Eu só espero que cada colega que integra hoje o Supremo perceba a envergadura
da cadeira. Nós temos uma responsabilidade muito grande. E somos, como está na Constituição
Federal, os guardas maiores da Constituição. E nesse contexto de crise, somos
convocados para atuar como poder moderador, e fixar realmente diretrizes
harmônicas com o Direito posto. Nós não criamos o critério de plantão para
solucionar certo conflito de interesses. Decidimos segundo a Constituição
Federal e a legislação de regência.
O Sr. disse pouco
tempo atrás que não queria estar na pele da presidenta Dilma. Continua não
querendo?
Eu acho que ela
está realmente encurralada, está num período em que a legitimidade é
questionada, porque as colocações que ela tem que fazer não logram a
ressonância desejável, principalmente considerada uma crise, que é a crise
maior no Brasil, que é econômica, financeira, e evidentemente isso desgasta a
pessoa. Ela é uma pessoa, é um ser humano, e deve a certa altura se questionar,
quanto à cadeira ocupada e a ressonância que os atos praticados a partir dessa
cadeira estão tendo.
Como encara essas
ameaças nas redes sociais até de matar a presidenta?
Na história do
Brasil não temos episódios que atentem contra a vida, principalmente do
dirigente maior. O que precisamos compreender é a situação dela. Foi quando eu
disse que não queria estar na pele da presidente. Claro que se eu estivesse na
direção, eu evitaria deixar que a situação chegasse ao ponto em que chegou.
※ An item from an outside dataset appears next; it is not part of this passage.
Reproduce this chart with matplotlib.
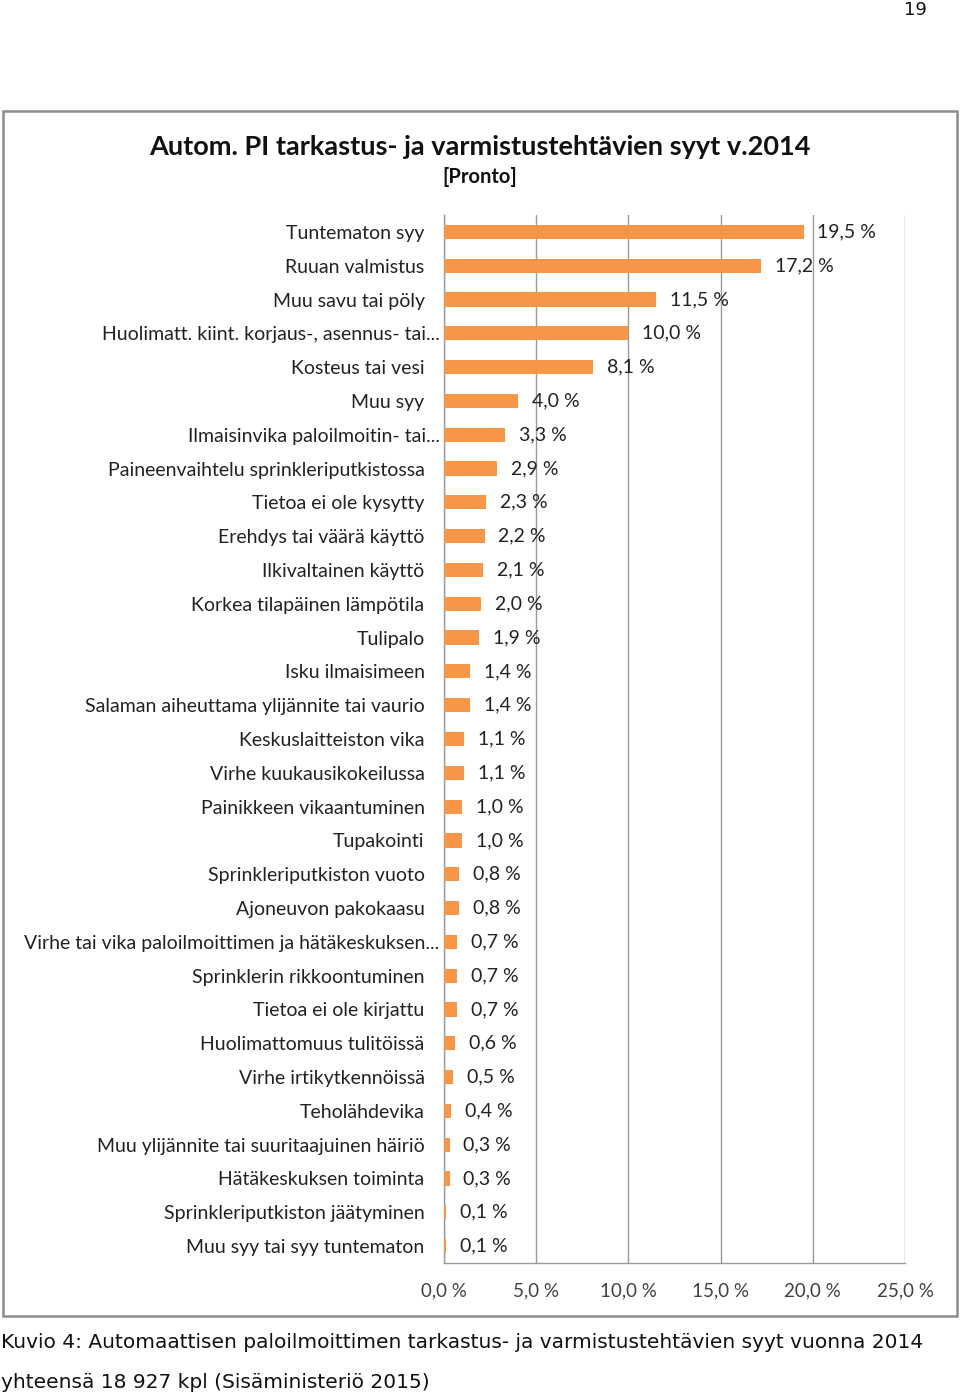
import matplotlib
matplotlib.use("Agg")
import matplotlib.pyplot as plt
from matplotlib.patches import Rectangle
from matplotlib.transforms import ScaledTranslation

categories = [
    "Tuntematon syy", "Ruuan valmistus", "Muu savu tai pöly",
    "Huolimatt. kiint. korjaus-, asennus- tai...", "Kosteus tai vesi", "Muu syy",
    "Ilmaisinvika paloilmoitin- tai...", "Paineenvaihtelu sprinkleriputkistossa",
    "Tietoa ei ole kysytty", "Erehdys tai väärä käyttö", "Ilkivaltainen käyttö",
    "Korkea tilapäinen lämpötila", "Tulipalo", "Isku ilmaisimeen",
    "Salaman aiheuttama ylijännite tai vaurio", "Keskuslaitteiston vika",
    "Virhe kuukausikokeilussa", "Painikkeen vikaantuminen", "Tupakointi",
    "Sprinkleriputkiston vuoto", "Ajoneuvon pakokaasu",
    "Virhe tai vika paloilmoittimen ja hätäkeskuksen...",
    "Sprinklerin rikkoontuminen", "Tietoa ei ole kirjattu",
    "Huolimattomuus tulitöissä", "Virhe irtikytkennöissä", "Teholähdevika",
    "Muu ylijännite tai suuritaajuinen häiriö", "Hätäkeskuksen toiminta",
    "Sprinkleriputkiston jäätyminen", "Muu syy tai syy tuntematon",
]
values = [19.5, 17.2, 11.5, 10.0, 8.1, 4.0, 3.3, 2.9, 2.3, 2.2, 2.1, 2.0, 1.9,
          1.4, 1.4, 1.1, 1.1, 1.0, 1.0, 0.8, 0.8, 0.7, 0.7, 0.7, 0.6, 0.5, 0.4,
          0.3, 0.3, 0.1, 0.1]
xticks = [0, 5, 10, 15, 20, 25]

W, H = 960, 1397
fig = plt.figure(figsize=(W / 100, H / 100), dpi=100)
fig.patch.set_facecolor("white")

def fx(px):
    return px / W

def fy(py):
    return 1 - py / H

# Outer chart frame
fig.patches.append(Rectangle((fx(3), fy(1316)), fx(957) - fx(3), fy(111) - fy(1316),
                             transform=fig.transFigure, fill=False,
                             edgecolor="#8c8c8c", linewidth=1.8))

ax = fig.add_axes([fx(444), fy(1263), fx(905) - fx(444), fy(215) - fy(1263)])
n = len(categories)
ypos = list(range(n))
ax.barh(ypos, values, height=0.42, color="#F79646", zorder=3)
ax.set_ylim(n - 0.5, -0.5)
ax.set_xlim(0, 25)
ax.set_xticks(xticks)
ax.set_xticklabels([f"{t:.1f} %".replace(".", ",") for t in xticks],
                   fontsize=13.5, color="#404040", family="Lato")
ax.set_yticks(ypos)
ax.set_yticklabels(categories, fontsize=14, color="#222222", family="Lato")
ax.tick_params(axis="both", length=0)
ax.tick_params(axis="x", pad=14)
ax.tick_params(axis="y", pad=14)
for lab in ax.get_yticklabels():
    if lab.get_text().endswith("..."):
        lab.set_transform(lab.get_transform() + ScaledTranslation(15 / 100, 0, fig.dpi_scale_trans))
ax.grid(axis="x", color="#9a9a9a", linewidth=1.0, zorder=0)
for s in ["top", "right"]:
    ax.spines[s].set_visible(False)
for s in ["left", "bottom"]:
    ax.spines[s].set_color("#9a9a9a")
    ax.spines[s].set_linewidth(1.0)

for y, v in zip(ypos, values):
    ax.annotate(f"{v:.1f} %".replace(".", ","), xy=(v, y), xytext=(10, 0),
                textcoords="offset points", va="center", ha="left",
                fontsize=14, color="#222222", family="Lato", zorder=4)

fig.text(fx(480), fy(147), "Autom. PI tarkastus- ja varmistustehtävien syyt v.2014",
         ha="center", va="center", fontsize=19.5, fontweight="bold",
         color="#111111", family="Lato")
fig.text(fx(480), fy(177), "[Pronto]", ha="center", va="center",
         fontsize=14.5, fontweight="bold", color="#111111", family="Lato")

fig.text(fx(915), fy(10), "19", ha="center", va="center", fontsize=13,
         color="#111111", family="DejaVu Sans")
fig.text(fx(1), fy(1343),
         "Kuvio 4: Automaattisen paloilmoittimen tarkastus- ja varmistustehtävien syyt vuonna 2014",
         ha="left", va="center", fontsize=14.5, color="#111111", family="DejaVu Sans")
fig.text(fx(1), fy(1382), "yhteensä 18 927 kpl (Sisäministeriö 2015)",
         ha="left", va="center", fontsize=14.5, color="#111111", family="DejaVu Sans")

fig.savefig("out.png", dpi=100, facecolor="white")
Agora, não acredito nesse caminho para um ato extremo desse, seria um
retrocesso cultural.
Não estaria havendo
condescendência da Polícia Federal e do Ministério Público diante de ameaças
graves como essas?
A condescendência
não há. É que geralmente essas colocações surgem de forma escamoteada, ninguém
se apresenta e se identifica como querendo atentar contra a vida da presidente
da República ou outro dirigente. Agora, ela tem uma estrutura, principalmente o
gabinete militar, que viabiliza a segurança. E precisamos perceber que, acima
dela, a pessoa Dilma Rousseff, está a Presidência da República, que tem um
simbolismo muito grande. Nós precisamos respeitar as instituições.